Trotz Zeitdruck sollte man vorsichtig sein: Die Verbraucherzentrale Baden-Württemberg warnt über ihren TV-Experten Michael Gundall vor „unseriösen Vertretern, die die Verwirrung nutzen und Betroffenen Kabel- oder IPTV-Verträge anbieten“. Der Verbraucherschützer, kritisiert dass „nun zahlreiche Receiver nicht mehr taugen und durch die Umstellung viel Elektroschrott anfällt“. Er weist ferner darauf hin, dass „auf Verbraucher für das private Fernsehen Kosten zukommen“. Denn für private Sender werden DVB-T2 HD-Nutzer nach der Übergangszeit von drei Monaten 69 Euro pro Jahr bezahlen müssen. Für den Empfang benötigt man einen Decoder, der als Modul in den Fernseher gesteckt wird, oder eine separate Freenet-Empfangsbox.

Allerdings waren, anders als in vielen anderen Bundesländern, in Baden-Württemberg bisher nur die öffentlich-rechtlichen Sender über Antenne zu empfangen und keine privaten. Das liegt darin begründet, erklärt Axel Dürr von der Landesanstalt für Kommunikation (LFK), dass es im Land zum einen eine gute Kabelanbindung gäbe, zum anderen darin, dass Baden-Württemberg sehr hügelig ist, sodass viele Sendemasten benötigt würden. Das führe wiederum dazu, dass das Antennenfernsehen der teuerste Übertragungsweg sei. „Die privaten Sender haben sich schlicht gesträubt, diese Gebühr zu bezahlen“, sagt Dürr.

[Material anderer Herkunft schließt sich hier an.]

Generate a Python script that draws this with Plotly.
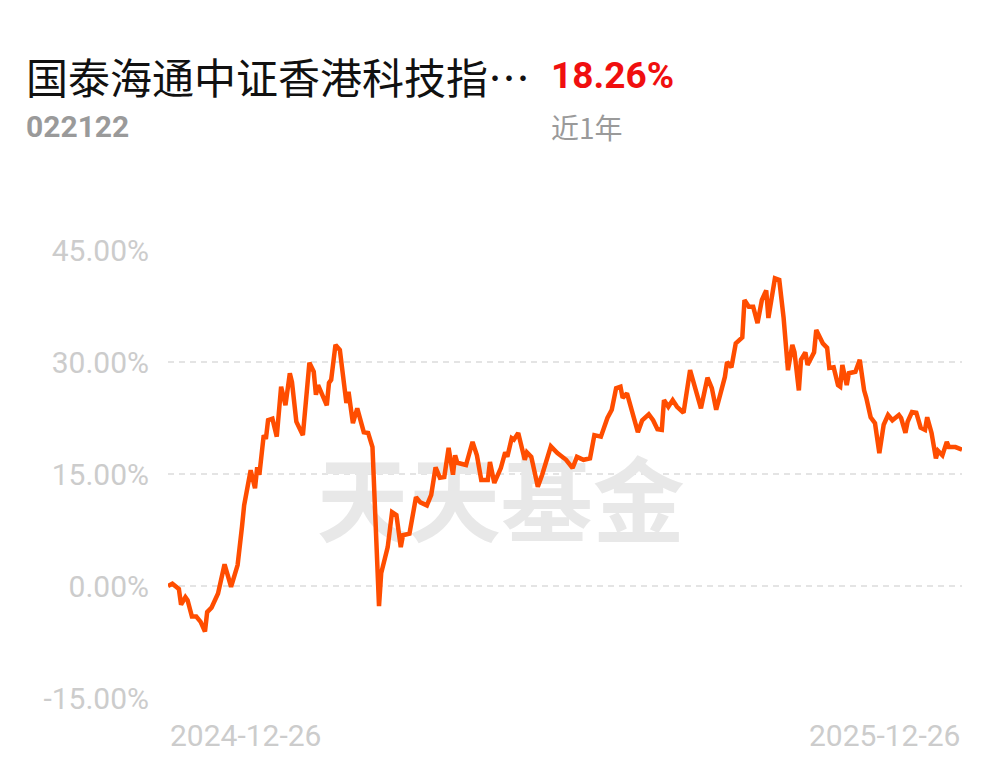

Das Fehlen von privaten Sendern führte bisher dazu, dass die Zahl der Haushalte, die Antennenfernsehen nutzen, in Baden-Württemberg sehr niedrig ist, sagt Dürr. Sie liege bei vier Prozent. In anderen Ballungsräumen wie Berlin oder Hamburg betrage sie zwischen 14 und 18 Prozent. Durch die Umstellung auf DVB-T2 HD würden die Verbreitungskosten durch die Komprimierung günstiger. „Das ist ein Vorteil für Baden-Württemberg“, so Dürr. Den viereckigen Augen steht also nichts mehr im Wege.